We woke up next to each other with a mutual look of disgust, and then he left. I knew I should have gone for the younger brother.
In hindsight maybe we should have moved his homework instead of playing quarters on top of it.
I'm dreading the fact that when the dominoes guy comes, he will ask me if i placed an order under the name "high as shit".
Last night you were talking while puking saying, "ahh the shoes and the purse, I'm gonna have to wash those"
It's so cute when the exchange student uses "blowjob" as a verb.
Found a single cinnamon toast crunch between my butt cheeks. We did work last night
I know it must have been a hard break up. Are you okay?
Oh yeah, I'm fine dude. My vaginas heart is broken though. I feel bad for her, you should give her a call sometime.
Summers almost over and we haven't golfed, got naked or had sex yet.
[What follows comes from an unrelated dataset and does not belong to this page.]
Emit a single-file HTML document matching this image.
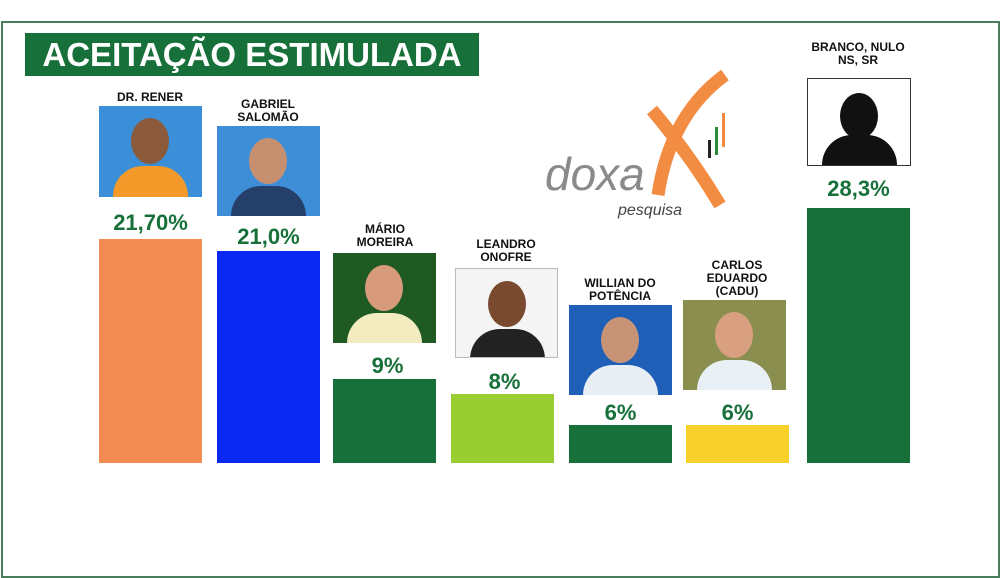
<!DOCTYPE html>
<html><head><meta charset="utf-8"><style>
body{margin:0;width:1000px;height:577px;background:#fff;position:relative;overflow:hidden;font-family:"Liberation Sans",sans-serif}
.a{position:absolute}
.frame{left:1px;top:21px;width:995px;height:553px;border:2px solid #4a7d5c}
.title{left:25px;top:33px;width:454px;height:43px;background:#17703a;color:#fff;font-weight:bold;font-size:33px;line-height:43px;text-align:center}
.bar{position:absolute;bottom:114px;width:103px}
.pct{position:absolute;width:103px;text-align:center;color:#17703a;font-weight:bold;font-size:22px}
.nm{position:absolute;width:120px;text-align:center;font-weight:bold;font-size:12px;line-height:13px;color:#111}
.ph{position:absolute;width:103px;height:90px;background:#8a6a55;overflow:hidden}
.face{position:absolute;left:32px;top:12px;width:38px;height:46px;border-radius:50%;background:#c48a62}
.body{position:absolute;left:14px;top:60px;width:75px;height:40px;border-radius:30px 30px 0 0}
</style></head><body>
<div class="a frame"></div>
<div class="a title">ACEITAÇÃO ESTIMULADA</div>

<div class="bar" style="left:99px;top:239px;background:#f28c52"></div>
<div class="bar" style="left:217px;top:251px;background:#0a28f0"></div>
<div class="bar" style="left:333px;top:379px;background:#17703a"></div>
<div class="bar" style="left:451px;top:394px;background:#9acd32"></div>
<div class="bar" style="left:569px;top:425px;background:#17703a"></div>
<div class="bar" style="left:686px;top:425px;background:#f7d12a"></div>
<div class="bar" style="left:807px;top:208px;background:#17703a"></div>

<div class="pct" style="left:99px;top:210px">21,70%</div>
<div class="pct" style="left:217px;top:224px">21,0%</div>
<div class="pct" style="left:336px;top:353px">9%</div>
<div class="pct" style="left:453px;top:369px">8%</div>
<div class="pct" style="left:569px;top:400px">6%</div>
<div class="pct" style="left:686px;top:400px">6%</div>
<div class="pct" style="left:807px;top:176px">28,3%</div>

<div class="nm" style="left:90px;top:91px">DR. RENER</div>
<div class="nm" style="left:208px;top:98px">GABRIEL<br>SALOMÃO</div>
<div class="nm" style="left:325px;top:223px">MÁRIO<br>MOREIRA</div>
<div class="nm" style="left:446px;top:238px">LEANDRO<br>ONOFRE</div>
<div class="nm" style="left:560px;top:277px">WILLIAN DO<br>POTÊNCIA</div>
<div class="nm" style="left:677px;top:259px">CARLOS<br>EDUARDO<br>(CADU)</div>
<div class="nm" style="left:798px;top:41px">BRANCO, NULO<br>NS, SR</div>

<div class="ph" style="left:99px;top:106px;height:91px;background:#3a8fd8"><div class="face" style="background:#8a5a3a"></div><div class="body" style="background:#f39a2a"></div></div>
<div class="ph" style="left:217px;top:126px;background:#3d8ed6"><div class="face" style="background:#c69070"></div><div class="body" style="background:#24406a"></div></div>
<div class="ph" style="left:333px;top:253px;background:#1e5a22"><div class="face" style="background:#d79a7a"></div><div class="body" style="background:#f2ecc0"></div></div>
<div class="ph" style="left:455px;top:268px;background:#f4f4f4;border:1px solid #bbb;width:101px;height:88px"><div class="face" style="background:#7a4a30"></div><div class="body" style="background:#222"></div></div>
<div class="ph" style="left:569px;top:305px;background:#1f5fb8"><div class="face" style="background:#c89478"></div><div class="body" style="background:#e8eef4"></div></div>
<div class="ph" style="left:683px;top:300px;background:#8a8f50"><div class="face" style="background:#d8a080"></div><div class="body" style="background:#e8f0f6"></div></div>
<div class="ph" style="left:807px;top:78px;height:86px;background:#fff;border:1px solid #333;width:102px"><div class="face" style="background:#111;top:14px"></div><div class="body" style="background:#111;top:56px"></div></div>

<svg class="a" style="left:540px;top:65px" width="200" height="160">
<path d="M112 45 Q150 90 180 140" stroke="#f28c42" stroke-width="13" fill="none"/>
<path d="M185 10 Q130 50 118 130" stroke="#f28c42" stroke-width="13" fill="none"/>
<rect x="168" y="75" width="3" height="18" fill="#222"/><rect x="175" y="62" width="3" height="28" fill="#2a8a3a"/><rect x="182" y="48" width="3" height="34" fill="#f28c42"/>
<text x="5" y="125" font-family="Liberation Sans,sans-serif" font-size="46" font-style="italic" fill="#8a8a8a">doxa</text>
<text x="78" y="150" font-family="Liberation Sans,sans-serif" font-size="16" font-style="italic" fill="#444">pesquisa</text>
</svg>
</body></html>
Let's do all three in one day, no particular order.
Welp, I just herniated a vocal cord during sex. How was your night?
that awkward moment when you use blowjob jokes as a segue into coming out as bi
We kept having to tell you that you couldn't just sit wherever you wanted at Walmart. Sitting in the middle of the raw meat section was unacceptable and children were staring at you.
you woke me up at 1am last night high on cough syrup to tell me jay z was an idiot for cheating on beyonce
you asked how they got the microwave in the air. we had to explain three times that it was mounted there until you finally feel asleep
i read his ps3 instant messaging thing... he's meeting a guy to have sex. i think your boyfriend's gay
Baby Shark came on during sex.
She has BABY SHARK on her sex playlist. Who does that?